=== Supplied material ===
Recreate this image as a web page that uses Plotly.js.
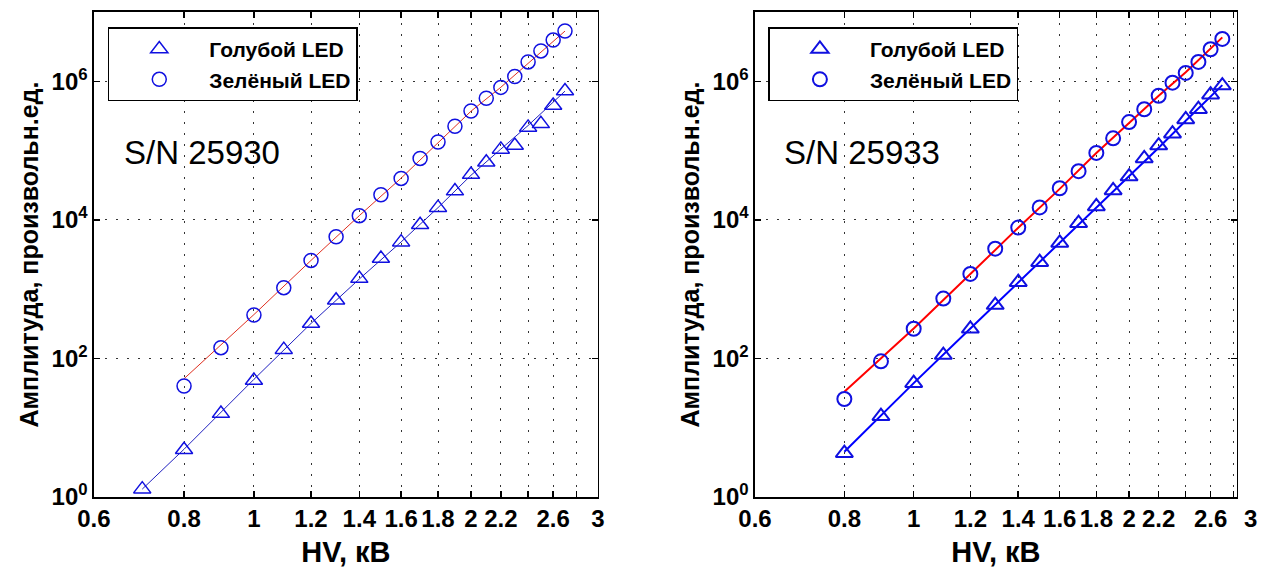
<!DOCTYPE html>
<html>
<head>
<meta charset="utf-8">
<script src="https://cdn.plot.ly/plotly-3.0.1.min.js"></script>
<style>html,body{margin:0;padding:0;background:#fff;}#chart{width:1268px;height:570px;}</style>
</head>
<body>
<div id="chart"></div>
<script>
// ---------- data ----------
const legendNames = ['Голубой LED', 'Зелёный LED'];
const serialLeft = 'S/N 25930';
const serialRight = 'S/N 25933';
const xTitle = 'HV, кВ';
const yTitle = 'Амплитуда, произвольн.ед.';

const xTickVals = [0.6, 0.8, 1, 1.2, 1.4, 1.6, 1.8, 2, 2.2, 2.4, 2.6, 2.8, 3];
const xTickText = ['0.6', '0.8', '1', '1.2', '1.4', '1.6', '1.8', '2', '2.2', '', '2.6', '', '3'];
const yTickVals = [1, 100, 1e4, 1e6];
const yTickText = ['10<sup>0</sup>', '10<sup>2</sup>', '10<sup>4</sup>', '10<sup>6</sup>'];

// S/N 25930 (left)
const hvBlue25930 = [0.7, 0.8, 0.9, 1.0, 1.1, 1.2, 1.3, 1.4, 1.5, 1.6, 1.7, 1.8, 1.9, 2.0, 2.1, 2.2, 2.3, 2.4, 2.5, 2.6, 2.7];
const ampBlue25930 = [1.3, 4.8, 16, 48, 134, 320, 690, 1420, 2770, 4770, 8500, 15000, 26000, 45000, 68000, 104000, 118000, 216000, 243000, 446000, 723000];
const hvGreen25930 = [0.8, 0.9, 1.0, 1.1, 1.2, 1.3, 1.4, 1.5, 1.6, 1.7, 1.8, 1.9, 2.0, 2.1, 2.2, 2.3, 2.4, 2.5, 2.6, 2.7];
const ampGreen25930 = [40, 143, 424, 1050, 2600, 5700, 11500, 23000, 39600, 77000, 133000, 224000, 372000, 568000, 816000, 1170000, 1900000, 2740000, 3930000, 5320000];
const fitHvBlue25930 = [0.7, 0.8, 1.0, 1.2, 1.4, 1.6, 1.8, 2.0, 2.2, 2.4, 2.7];
const fitAmpBlue25930 = [1.3, 4.9, 50, 320, 1400, 4800, 15000, 44000, 105000, 230000, 720000];
const fitHvGreen25930 = [0.8, 1.0, 1.2, 1.4, 1.6, 1.8, 2.0, 2.2, 2.4, 2.7];
const fitAmpGreen25930 = [51, 430, 2600, 11500, 40000, 130000, 370000, 820000, 1800000, 5300000];

// S/N 25933 (right)
const hvBlue25933 = [0.8, 0.9, 1.0, 1.1, 1.2, 1.3, 1.4, 1.5, 1.6, 1.7, 1.8, 1.9, 2.0, 2.1, 2.2, 2.3, 2.4, 2.5, 2.6, 2.7];
const ampBlue25933 = [4.3, 14.7, 44, 112, 268, 590, 1260, 2450, 4650, 8950, 15600, 26600, 42100, 77100, 118000, 175000, 281000, 395000, 641000, 867000];
const hvGreen25933 = [0.8, 0.9, 1.0, 1.1, 1.2, 1.3, 1.4, 1.5, 1.6, 1.7, 1.8, 1.9, 2.0, 2.1, 2.2, 2.3, 2.4, 2.5, 2.6, 2.7];
const ampGreen25933 = [26, 91, 268, 731, 1660, 3840, 7740, 15100, 28600, 50400, 92400, 150000, 258000, 395000, 618000, 955000, 1320000, 1900000, 2900000, 4080000];
const fitHvBlue25933 = [0.8, 1.0, 1.2, 1.4, 1.6, 1.8, 2.0, 2.2, 2.4, 2.7];
const fitAmpBlue25933 = [4.5, 44, 270, 1250, 4600, 15000, 42000, 110000, 270000, 880000];
const fitHvGreen25933 = [0.8, 1.0, 1.2, 1.4, 1.6, 1.8, 2.0, 2.2, 2.4, 2.7];
const fitAmpGreen25933 = [33, 270, 1650, 7700, 28000, 92000, 250000, 620000, 1350000, 4300000];

// ---------- styling ----------
const FONT = '"Liberation Sans", Arial, Helvetica, sans-serif';
const MARK = '#1010e0';
const markerTri = (w) => ({symbol: 'triangle-up-open', size: 15, color: MARK, line: {width: w, color: MARK}});
const markerCirc = (w) => ({symbol: 'circle-open', size: 14, color: MARK, line: {width: w, color: MARK}});

const traces = [
  {x: fitHvBlue25930, y: fitAmpBlue25930, xaxis: 'x', yaxis: 'y', mode: 'lines', line: {color: '#2020c0', width: 1}, showlegend: false, hoverinfo: 'skip'},
  {x: fitHvGreen25930, y: fitAmpGreen25930, xaxis: 'x', yaxis: 'y', mode: 'lines', line: {color: '#e03020', width: 1}, showlegend: false, hoverinfo: 'skip'},
  {x: hvBlue25930, y: ampBlue25930, xaxis: 'x', yaxis: 'y', mode: 'markers', name: legendNames[0], marker: markerTri(1.5), legend: 'legend'},
  {x: hvGreen25930, y: ampGreen25930, xaxis: 'x', yaxis: 'y', mode: 'markers', name: legendNames[1], marker: markerCirc(1.5), legend: 'legend'},
  {x: fitHvBlue25933, y: fitAmpBlue25933, xaxis: 'x2', yaxis: 'y2', mode: 'lines', line: {color: '#0000ff', width: 2}, showlegend: false, hoverinfo: 'skip'},
  {x: fitHvGreen25933, y: fitAmpGreen25933, xaxis: 'x2', yaxis: 'y2', mode: 'lines', line: {color: '#ff0000', width: 2}, showlegend: false, hoverinfo: 'skip'},
  {x: hvBlue25933, y: ampBlue25933, xaxis: 'x2', yaxis: 'y2', mode: 'markers', name: legendNames[0], marker: markerTri(2), legend: 'legend2'},
  {x: hvGreen25933, y: ampGreen25933, xaxis: 'x2', yaxis: 'y2', mode: 'markers', name: legendNames[1], marker: markerCirc(2), legend: 'legend2'}
];

function xAxis(domain, range, anchor) {
  return {
    domain: domain, anchor: anchor, type: 'log', range: range,
    tickmode: 'array', tickvals: xTickVals, ticktext: xTickText, tickangle: 0,
    ticks: 'inside', ticklen: 6, tickwidth: 1.5, tickcolor: '#000',
    showline: true, linecolor: '#000', linewidth: 1.5, mirror: 'ticks',
    showgrid: true, gridcolor: '#333', gridwidth: 1, griddash: '2px,9px',
    zeroline: false, automargin: false,
    tickfont: {family: FONT, size: 24, color: '#000', weight: 'bold'},
    title: {text: xTitle, font: {family: FONT, size: 29, color: '#000', weight: 'bold'}, standoff: 10}
  };
}
function yAxis(domain, anchor) {
  return {
    domain: domain, anchor: anchor, type: 'log', range: [0, 7],
    tickmode: 'array', tickvals: yTickVals, ticktext: yTickText,
    ticks: 'inside', ticklen: 6, tickwidth: 1.5, tickcolor: '#000',
    showline: true, linecolor: '#000', linewidth: 1.5, mirror: 'ticks',
    showgrid: true, gridcolor: '#333', gridwidth: 1, griddash: '2px,9px',
    zeroline: false, automargin: false,
    tickfont: {family: FONT, size: 24, color: '#000', weight: 'bold'},
    title: {text: yTitle, font: {family: FONT, size: 25, color: '#000', weight: 'bold'}, standoff: 6}
  };
}
const legendStyle = (x) => ({
  x: x, y: 0.952, xanchor: 'left', yanchor: 'top',
  bgcolor: '#fff', bordercolor: '#000', borderwidth: 1.5,
  font: {family: FONT, size: 21, color: '#000', weight: 'bold'},
  itemwidth: 90, tracegroupgap: 0
});

const layout = {
  width: 1268, height: 570,
  margin: {l: 0, r: 0, t: 0, b: 0},
  paper_bgcolor: '#fff', plot_bgcolor: '#fff',
  showlegend: true,
  xaxis: xAxis([0.0741, 0.4716], [Math.log10(0.6), Math.log10(3)], 'y'),
  yaxis: yAxis([0.128, 0.979], 'x'),
  xaxis2: xAxis([0.5954, 0.9755], [Math.log10(0.6), Math.log10(2.83)], 'y2'),
  yaxis2: yAxis([0.128, 0.979], 'x2'),
  legend: legendStyle(0.085),
  legend2: legendStyle(0.606),
  annotations: [
    {text: serialLeft, xref: 'paper', yref: 'paper', x: 0.0962, y: 0.7333, xanchor: 'left', yanchor: 'middle', showarrow: false, font: {family: FONT, size: 33, color: '#000'}},
    {text: serialRight, xref: 'paper', yref: 'paper', x: 0.6167, y: 0.7333, xanchor: 'left', yanchor: 'middle', showarrow: false, font: {family: FONT, size: 33, color: '#000'}},
    {text: '3', xref: 'paper', yref: 'paper', x: 1250 / 1268, y: (570 - 518) / 570, xanchor: 'center', yanchor: 'middle', showarrow: false, font: {family: FONT, size: 24, color: '#000', weight: 'bold'}}
  ]
};

Plotly.newPlot('chart', traces, layout, {staticPlot: true, displayModeBar: false});
</script>
</body>
</html>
===
Directive: Repeat, exactly and in full, each line from the start of the data to the line that contains "const yTitle = 'Амплитуда, произвольн.ед.';". Pictures do not go in.

Solution for this task:
Recreate this image as a web page that uses Plotly.js.
<!DOCTYPE html>
<html>
<head>
<meta charset="utf-8">
<script src="https://cdn.plot.ly/plotly-3.0.1.min.js"></script>
<style>html,body{margin:0;padding:0;background:#fff;}#chart{width:1268px;height:570px;}</style>
</head>
<body>
<div id="chart"></div>
<script>
// ---------- data ----------
const legendNames = ['Голубой LED', 'Зелёный LED'];
const serialLeft = 'S/N 25930';
const serialRight = 'S/N 25933';
const xTitle = 'HV, кВ';
const yTitle = 'Амплитуда, произвольн.ед.';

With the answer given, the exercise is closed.